[start]

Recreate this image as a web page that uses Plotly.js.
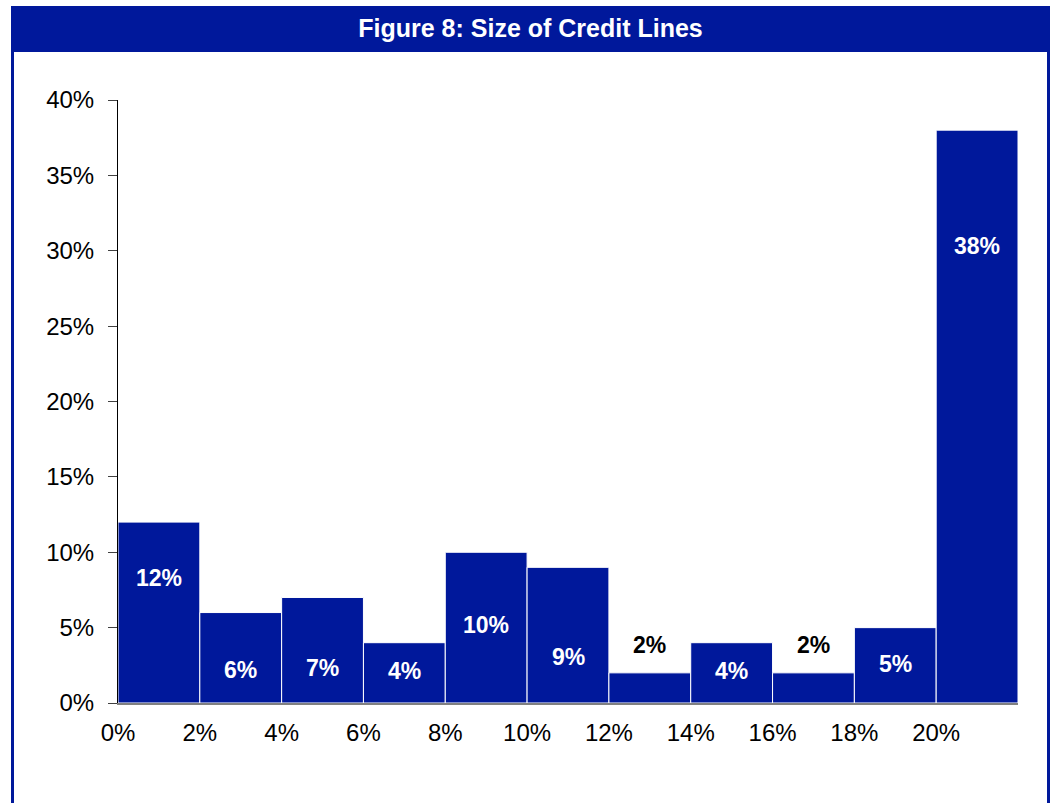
<!DOCTYPE html>
<html>
<head>
<meta charset="utf-8">
<script src="https://cdn.plot.ly/plotly-3.0.1.min.js"></script>
<style>
  html, body { margin: 0; padding: 0; background: #ffffff; }
  #chart { width: 1056px; height: 803px; }
</style>
</head>
<body>
<div id="chart"></div>
<script>
// ---- Data ----
var binStarts = [0, 2, 4, 6, 8, 10, 12, 14, 16, 18, 20];   // credit line size bins (%)
var binWidth = 2;
var shares = [12, 6, 7, 4, 10, 9, 2, 4, 2, 5, 38];            // share of firms (%)
var xTickVals = [0, 2, 4, 6, 8, 10, 12, 14, 16, 18, 20];
var xTickText = ['0%', '2%', '4%', '6%', '8%', '10%', '12%', '14%', '16%', '18%', '20%'];
var yTickVals = [0, 5, 10, 15, 20, 25, 30, 35, 40];
var yTickText = ['0%', '5%', '10%', '15%', '20%', '25%', '30%', '35%', '40%'];
var titleText = 'Figure 8: Size of Credit Lines';

// ---- Label placement (pixel shift from bar top; styling only) ----
var labelShift = [-56, -57, -71, -28, -73, -90, 28, -28, 28, -36, -116];

var blue = '#00189B';
var fontFamily = 'Liberation Sans, Arial, sans-serif';

var trace = {
  type: 'bar',
  x: binStarts,
  y: shares,
  width: binWidth,
  offset: 0,
  marker: { color: blue, line: { color: '#ffffff', width: 1 } },
  hoverinfo: 'x+y'
};

var annotations = shares.map(function (v, i) {
  var outside = labelShift[i] > 0;
  return {
    x: binStarts[i] + binWidth / 2,
    y: v,
    xref: 'x', yref: 'y',
    text: '<b>' + v + '%</b>',
    showarrow: false,
    yanchor: 'middle',
    yshift: labelShift[i],
    font: { family: fontFamily, size: 23, color: outside ? '#000000' : '#ffffff' }
  };
});

// plot area: x 118..1018 px, y 100..703 px
var L = 118, R = 1018, T = 100, B = 703;
function px(x) { return (x - L) / (R - L); }
function py(y) { return (B - y) / (B - T); }

var shapes = [
  { type: 'rect', xref: 'paper', yref: 'paper', x0: px(11), x1: px(1050), y0: py(52), y1: py(6),
    fillcolor: blue, line: { width: 0 }, layer: 'below' },
  { type: 'rect', xref: 'paper', yref: 'paper', x0: px(11), x1: px(14), y0: py(803), y1: py(52),
    fillcolor: blue, line: { width: 0 }, layer: 'below' },
  { type: 'rect', xref: 'paper', yref: 'paper', x0: px(1047), x1: px(1050), y0: py(803), y1: py(52),
    fillcolor: blue, line: { width: 0 }, layer: 'below' }
];

var layout = {
  width: 1056,
  height: 803,
  margin: { l: L, r: 1056 - R, t: T, b: 803 - B, pad: 0 },
  paper_bgcolor: '#ffffff',
  plot_bgcolor: '#ffffff',
  showlegend: false,
  bargap: 0,
  title: {
    text: '<b>' + titleText + '</b>',
    x: 530.5 / 1056, xanchor: 'center',
    y: 1 - 28 / 803, yanchor: 'middle',
    xref: 'container', yref: 'container',
    font: { family: fontFamily, size: 25, color: '#ffffff' }
  },
  xaxis: {
    range: [0, 22],
    tickmode: 'array',
    tickvals: xTickVals,
    ticktext: xTickText,
    ticks: '',
    showgrid: false,
    zeroline: false,
    showline: true,
    linecolor: '#808080',
    linewidth: 2,
    ticklabelstandoff: 7,
    tickfont: { family: fontFamily, size: 24, color: '#000000' },
    fixedrange: true
  },
  yaxis: {
    range: [0, 40],
    tickmode: 'array',
    tickvals: yTickVals,
    ticktext: yTickText,
    ticks: 'outside',
    ticklen: 9,
    tickcolor: '#404040',
    tickwidth: 1,
    showgrid: false,
    zeroline: false,
    showline: true,
    linecolor: '#000000',
    linewidth: 1,
    ticklabelstandoff: 9,
    tickfont: { family: fontFamily, size: 24, color: '#000000' },
    fixedrange: true
  },
  shapes: shapes,
  annotations: annotations
};

Plotly.newPlot('chart', [trace], layout, { displayModeBar: false, staticPlot: true });
</script>
</body>
</html>
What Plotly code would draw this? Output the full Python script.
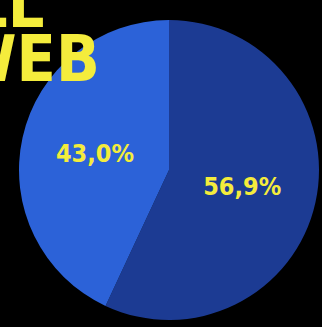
import plotly.graph_objects as go

labels = ["Dark", "Light"]
values = [56.9, 43.0]
text_labels = ["56,9%", "43,0%"]
colors = ["#1c3b93", "#2c62d8"]

W, H = 322, 327
cx, cy, r = 169, 170, 150

fig = go.Figure(go.Pie(
    labels=labels,
    values=values,
    sort=False,
    direction="clockwise",
    rotation=0,
    marker=dict(colors=colors, line=dict(width=0)),
    text=text_labels,
    textinfo="text",
    textposition="inside",
    insidetextorientation="horizontal",
    textfont=dict(family="DejaVu Sans Condensed", size=25, color="#f4ec3c", weight="bold"),
    domain=dict(x=[(cx - r) / W, (cx + r) / W], y=[(H - cy - r) / H, (H - cy + r) / H]),
    showlegend=False,
    hoverinfo="skip",
))

title_font = dict(family="DejaVu Sans Condensed", size=64, color="#f4ec3c", weight="bold")
fig.add_annotation(text="LL", x=46 / W, y=1 - 5 / H, xref="paper", yref="paper",
                   xanchor="right", yanchor="middle", showarrow=False, font=title_font)
fig.add_annotation(text="WEB", x=102 / W, y=1 - 59 / H, xref="paper", yref="paper",
                   xanchor="right", yanchor="middle", showarrow=False, font=title_font)

fig.update_layout(
    width=W, height=H,
    margin=dict(l=0, r=0, t=0, b=0),
    paper_bgcolor="#000000",
    plot_bgcolor="#000000",
)
fig.write_html("out.html")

[end]

:: What you will do ::
In the records above, find the line containing "What Plotly code", then please restate it and each line after it word for word, pictures excluded.

:: Response to this exercise ::
What Plotly code would draw this? Output the full Python script.
import plotly.graph_objects as go

labels = ["Dark", "Light"]
values = [56.9, 43.0]
text_labels = ["56,9%", "43,0%"]
colors = ["#1c3b93", "#2c62d8"]

W, H = 322, 327
cx, cy, r = 169, 170, 150

fig = go.Figure(go.Pie(
    labels=labels,
    values=values,
    sort=False,
    direction="clockwise",
    rotation=0,
    marker=dict(colors=colors, line=dict(width=0)),
    text=text_labels,
    textinfo="text",
    textposition="inside",
    insidetextorientation="horizontal",
    textfont=dict(family="DejaVu Sans Condensed", size=25, color="#f4ec3c", weight="bold"),
    domain=dict(x=[(cx - r) / W, (cx + r) / W], y=[(H - cy - r) / H, (H - cy + r) / H]),
    showlegend=False,
    hoverinfo="skip",
))

title_font = dict(family="DejaVu Sans Condensed", size=64, color="#f4ec3c", weight="bold")
fig.add_annotation(text="LL", x=46 / W, y=1 - 5 / H, xref="paper", yref="paper",
                   xanchor="right", yanchor="middle", showarrow=False, font=title_font)
fig.add_annotation(text="WEB", x=102 / W, y=1 - 59 / H, xref="paper", yref="paper",
                   xanchor="right", yanchor="middle", showarrow=False, font=title_font)

fig.update_layout(
    width=W, height=H,
    margin=dict(l=0, r=0, t=0, b=0),
    paper_bgcolor="#000000",
    plot_bgcolor="#000000",
)
fig.write_html("out.html")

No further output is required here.